Microsoft shortening task

From crowdresearch
Jump to: navigation, search

The following is the task description from our Microsoft colleague.

Task 1. Ranking shortened alternatives

The input data is hosted on Slack. The files are hosted on Slack. Included are several files --- quotes below from our contact at Microsoft:

  • gudelinesranking.txt: "a very brief description of the new sentence ranking task I would like to do"

"I would like ranking by 2 judges for each input. Some of the input texts are paragraphs consisting of two sentences, and others consist of one sentence only. The payment for each HIT could be based on the number of words as some are much shorter than others. (The two-sentence paragraphs in text_torank.tsv also appear in the source text for the paragraphShortenTask I have sent, so we could compare the quality later on. Or, if new shortened versions are first competed in the paragraphShortenTask, we could add them to the candidates for the second task)."

The other files are from an old version of the task that didn't work very well. We include them for context. They are:

  • ratingguidelines.3way.pdf "my guidelines for the workers" (for the old task). "There is a screenshot of the interface in the pdf."
  • RateShortening.html: 'my old interface for the related rating task" (for the old task).
  • shortened1.tsv: ignore this file, it's old input

Again, we're going to be turning her old ordinal rating task into a ranking task.

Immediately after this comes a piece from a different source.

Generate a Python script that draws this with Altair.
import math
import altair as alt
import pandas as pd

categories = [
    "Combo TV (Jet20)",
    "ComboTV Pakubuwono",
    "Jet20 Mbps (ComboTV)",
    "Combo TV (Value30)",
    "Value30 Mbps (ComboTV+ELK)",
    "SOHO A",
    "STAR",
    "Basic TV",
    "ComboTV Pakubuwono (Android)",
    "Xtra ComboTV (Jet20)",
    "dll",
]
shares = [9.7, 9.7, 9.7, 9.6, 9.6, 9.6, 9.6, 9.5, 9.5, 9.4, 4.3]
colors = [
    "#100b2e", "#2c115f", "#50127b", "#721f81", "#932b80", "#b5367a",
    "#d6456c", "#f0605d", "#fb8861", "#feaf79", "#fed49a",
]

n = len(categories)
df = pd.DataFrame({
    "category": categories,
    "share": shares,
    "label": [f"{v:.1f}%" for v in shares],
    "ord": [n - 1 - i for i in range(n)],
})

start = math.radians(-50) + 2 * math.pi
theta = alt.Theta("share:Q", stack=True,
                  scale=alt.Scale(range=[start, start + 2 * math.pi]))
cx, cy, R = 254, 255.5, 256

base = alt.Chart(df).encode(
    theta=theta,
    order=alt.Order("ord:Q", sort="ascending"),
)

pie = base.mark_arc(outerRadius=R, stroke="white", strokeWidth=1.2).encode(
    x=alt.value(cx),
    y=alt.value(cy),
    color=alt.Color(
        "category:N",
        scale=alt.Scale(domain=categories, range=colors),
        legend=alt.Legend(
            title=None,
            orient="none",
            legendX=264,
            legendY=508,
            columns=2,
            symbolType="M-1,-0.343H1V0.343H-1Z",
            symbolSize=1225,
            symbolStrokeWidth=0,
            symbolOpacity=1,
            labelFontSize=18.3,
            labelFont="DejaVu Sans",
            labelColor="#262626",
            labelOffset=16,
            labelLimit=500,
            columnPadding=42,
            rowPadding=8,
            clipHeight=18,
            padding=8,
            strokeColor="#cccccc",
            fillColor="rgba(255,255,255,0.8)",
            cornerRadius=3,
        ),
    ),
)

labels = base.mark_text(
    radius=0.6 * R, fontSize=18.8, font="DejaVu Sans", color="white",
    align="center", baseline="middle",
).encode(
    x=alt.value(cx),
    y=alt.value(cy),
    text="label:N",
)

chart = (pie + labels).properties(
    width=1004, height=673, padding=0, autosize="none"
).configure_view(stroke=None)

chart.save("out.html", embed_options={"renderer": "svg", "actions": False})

Task 2. Shortening paragraphs

Here, she is looking for a different set of workers to do the task. She was unhappy with how the task turned out previously. We are welcome to redesign the task interface to encourage better results. She said "We could keep things very similar to this task definition for the new annotation." The files are hosted on Slack.

She would like one high-quality shortened version of each paragraph. She has five from Microsoft's internal crowdsourcing platform but she's unhappy with the quality, and so would like to compare our workers to theirs.

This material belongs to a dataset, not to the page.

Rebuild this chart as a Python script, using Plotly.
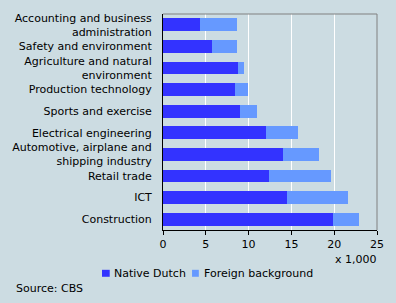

Included are several files --- quotes below from our contact at Microsoft:

  • shorteninterface.html: "my old interface in html with javascript (using some Microsoft-platform-specific templates). Note that I am also collecting all keystrokes and other actions of the user as we wanted to collect data on the writing process of the workers."
  • masc.2sent.tsv: "input paragraphs for shortening. They are 2 sentence paragraphs but I could get longer ones for the real data."
  • guidelinesshorten2.pdf: "my guidelines to the crowd workers. There is a screenshot of the interface in the pdf."